For systems in a domain, you can store recovery keys in Active Directory Domain Services (AD DS). This is configured via Group Policy in the Computer Configuration => Policies => Administrative Templates => System => Trusted Platform Module Services node. The setting is Turn On TPM Backup To Active Directory Domain Services, as shown in Figure 1.

Figure 1. Configuring TPM data to be stored in AD DS

Before you can store BitLocker recovery data in AD DS, you'll need to ensure that some prerequisites have been met.

5. Storing BitLocker Recovery Data in AD DS

If the domain is using Windows Server 2008 domain controllers, you'll automatically be able to store the BitLocker recovery data in AD DS. However, if you have domain controllers running earlier operating systems, or upgraded from earlier operating systems, you'll need to take a few extra steps.

NOTE

The details to prepare to store the BitLocker recovery data in AD DS are extensive. This TechNet article will lead you through the process: http://technet.microsoft.com/library/cc766015.aspx

These are the overall steps to prepare your domain:

  • Make sure that all domain controllers are running at least Windows Server 2003 SP1.

  • Modify the AD DS schema.

  • Modify permissions at the domain level.

6. BitLocker Active Directory Recovery Password Viewer Tool

Another feature that is available is the BitLocker Active Directory Recovery Password Viewer Tool. If BitLocker keys are stored in AD DS, you can use this tool to retrieve them. When this tool is installed, you can access the properties of a computer in Active Directory Users and Computers. Select the BitLocker Recovery tab, as shown in Figure 2.

Figure 2. The BitLocker Recovery tab for a computer account

After adding the Active Directory Recovery Password Viewer Tool, you also need to extend Active Directory Domain Services. This is done by running the following command using an account with Enterprise Admins permissions: regsvr32 bdeaducext.dll. This will enable the BitLocker Drive Encryption (BDE) extensions for Active Directory Users and Computers.



Exercise: Adding the BitLocker Active Directory Recovery Password Viewer Tool

  1. Log on to the Windows 7 computer, and launch the GPMC via the Administrative Tools menu.

  2. Browse to the Default Domain Policy. Right-click the Default Domain Policy and select Edit.

  3. Browse to the Computer Configuration => Policies => Administrative Templates => System => Trusted Platform Module Services node.

  4. Double-click the Turn On TPM Backup To Active Directory Domain Services setting. Select Enabled. Ensure that Require TPM Backup To AD DS is selected and click OK.

  5. Launch a command prompt with administrative permissions.

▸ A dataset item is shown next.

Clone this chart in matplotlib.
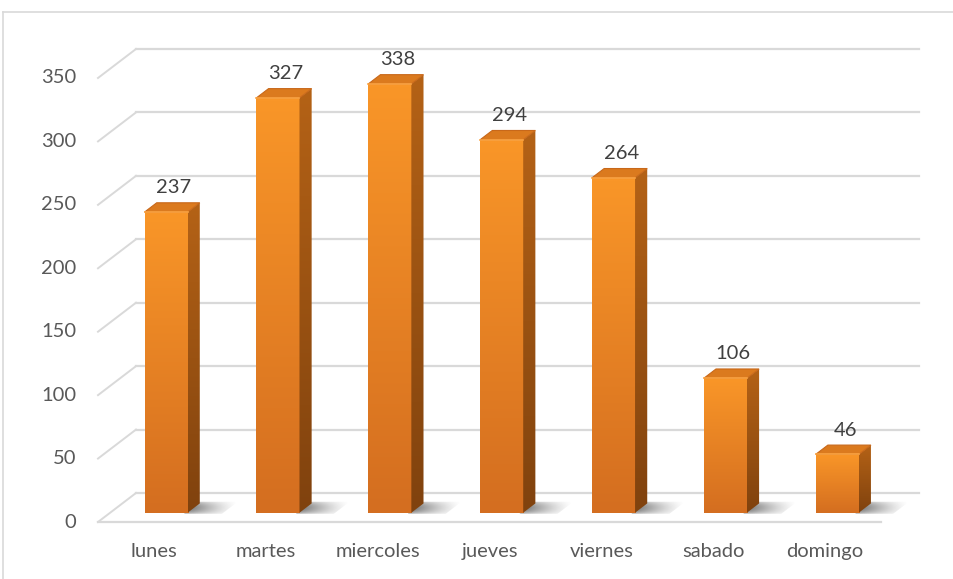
import numpy as np
import matplotlib
matplotlib.use("Agg")
import matplotlib.pyplot as plt
from matplotlib.patches import Polygon
from matplotlib.lines import Line2D

dias = ['lunes', 'martes', 'miercoles', 'jueves', 'viernes', 'sabado', 'domingo']
valores = [237, 327, 338, 294, 264, 106, 46]
ticks_y = [0, 50, 100, 150, 200, 250, 300, 350]

W, H = 954, 579
fig = plt.figure(figsize=(W / 100, H / 100), dpi=100)
ax = fig.add_axes([0, 0, 1, 1])
ax.axis('off')
plt.rcParams['font.family'] = ['Lato', 'DejaVu Sans']
fs = 14.5

# scale: pixels per category / per value unit, floor front-left corner
px_cat = 111.86
px_val = 1.2686
x0_px, y0_px = 98, 522
DX = 38 / px_cat   # depth shift of the 3d box
DY = 29 / px_val
d1, d2 = 0.32, 0.64  # bar front/back depth
ancho = 0.385


def proj(x, v, d):
    return (x + d * DX, v + d * DY)


grid_c = '#D9D9D9'
n = len(dias)

# back wall gridlines and side wall diagonals
for v in ticks_y:
    a = proj(-0.5, v, 1)
    b = proj(n - 0.5, v, 1)
    ax.plot([a[0], b[0]], [a[1], b[1]], color=grid_c, lw=1.6, zorder=1)
    c = proj(-0.5, v, 0)
    ax.plot([c[0], a[0]], [c[1], a[1]], color=grid_c, lw=1.4, zorder=1)
    ax.text(-0.695, v, str(v), ha='right', va='center', fontsize=fs,
            color='#595959')

# floor front edge
a = proj(-0.5, 0, 0)
b = proj(n - 0.5, 0, 0)
ax.plot([a[0], b[0]], [a[1], b[1]], color=grid_c, lw=1.6, zorder=1)


def grad(c_top, c_bot, k=64):
    t = np.linspace(0, 1, k)[:, None]
    c = np.array(c_top)[None, :] * (1 - t) + np.array(c_bot)[None, :] * t
    return (c / 255.0)[:, None, :]


front_g = grad((249, 150, 40), (212, 110, 32))
side_g = grad((180, 98, 22), (128, 66, 14))

# soft shadow texture: fades to the right and toward the front
gx = np.linspace(1, 0, 64)[None, :] ** 1.3
gy = np.sin(np.linspace(0.2, np.pi - 0.2, 32))[:, None] ** 0.6
sombra = np.zeros((32, 64, 4))
sombra[..., :3] = 0.25
sombra[..., 3] = 0.8 * gx * gy

for i, v in enumerate(valores):
    xl = i - ancho / 2
    xr = i + ancho / 2

    # floor shadow to the right of the bar
    sh = [proj(xr - 0.02, 0, d1 - 0.04), proj(xr + 0.32, 0, d1 - 0.04),
          proj(xr + 0.32, 0, d2 + 0.06), proj(xr - 0.02, 0, d2 + 0.06)]
    sp = Polygon(sh, closed=True, fc='none', ec='none', transform=ax.transData)
    ax.add_patch(sp)
    xs = [p[0] for p in sh]
    ys = [p[1] for p in sh]
    im = ax.imshow(sombra, extent=[min(xs), max(xs), min(ys), max(ys)],
                   aspect='auto', zorder=2, interpolation='bilinear')
    im.set_clip_path(sp)

    # small shadow behind the left edge
    sh2 = [proj(xl - 0.07, 0, d2 - 0.02), proj(xl, 0, d1 + 0.05),
           proj(xl, 0, d2 + 0.02)]
    ax.add_patch(Polygon(sh2, closed=True, fc='#7a7a7a', ec='none', alpha=0.5,
                         zorder=2))

    # front face
    fx0, fy0 = proj(xl, 0, d1)
    fx1, fy1 = proj(xr, v, d1)
    ax.imshow(front_g, extent=[fx0, fx1, fy0, fy1], aspect='auto',
              origin='upper', zorder=3, interpolation='bilinear')

    # side face
    side = [proj(xr, 0, d1), proj(xr, 0, d2), proj(xr, v, d2), proj(xr, v, d1)]
    spp = Polygon(side, closed=True, fc='none', ec='none', transform=ax.transData)
    ax.add_patch(spp)
    xs = [p[0] for p in side]
    ys = [p[1] for p in side]
    im = ax.imshow(side_g, extent=[min(xs), max(xs), min(ys), max(ys)],
                   aspect='auto', origin='upper', zorder=3,
                   interpolation='bilinear')
    im.set_clip_path(spp)

    # top face
    top = [proj(xl, v, d1), proj(xr, v, d1), proj(xr, v, d2), proj(xl, v, d2)]
    ax.add_patch(Polygon(top, closed=True, fc='#DB7A1E', ec='#C8681A',
                         lw=0.8, zorder=4))
    # highlight on the front top edge
    p, q = proj(xl, v, d1), proj(xr, v, d1)
    ax.plot([p[0], q[0]], [p[1], q[1]], color='#FBA443', lw=1.2, zorder=4)

    lx, ly = proj(i, v, 0.5)
    ax.text(lx + 0.01, ly + 15, str(v), ha='center', va='center',
            fontsize=fs, color='#404040', zorder=5)
    ax.text(i, -23.5, dias[i], ha='center', va='center', fontsize=fs,
            color='#595959')

ax.set_xlim(-0.5 - x0_px / px_cat, -0.5 + (W - x0_px) / px_cat)
ax.set_ylim(-(H - y0_px) / px_val, y0_px / px_val)

# chart area border
fy = 1 - 12 / H
fx = 3 / W
fig.add_artist(Line2D([fx, 1.0], [fy, fy], color='#D9D9D9', lw=1.2))
fig.add_artist(Line2D([fx, fx], [0, fy], color='#D9D9D9', lw=1.2))

fig.savefig('out.png', dpi=100)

Execute the following command to refresh Group Policy:

    Gpupdate /force

  6. Click Start => Control Panel. Type Features in the Search Control Panel box. Click Turn Windows Features On Or Off.

  7. Expand Remote Server Administration Tools and Feature Administration Tools. Select BitLocker Password Recovery Viewer, as shown in the following graphic.



  8. Scroll down to the Role Administration Tools. Expand Role Administration Tools => AD DS => AD LDS Tools => AD DS Tools. Select AD DS Snap-ins And Command-line Tools. Click OK. This will install Active Directory Users and Computers and some other management consoles.

  9. Log on to the domain controller using an account with administrative permissions. Launch a command prompt with administrative permissions and execute the following command:

    regsvr32 bdeaducext.dll

  10. Return to Windows 7. Launch Active Directory Users and Computers via the Administrative Tools menu.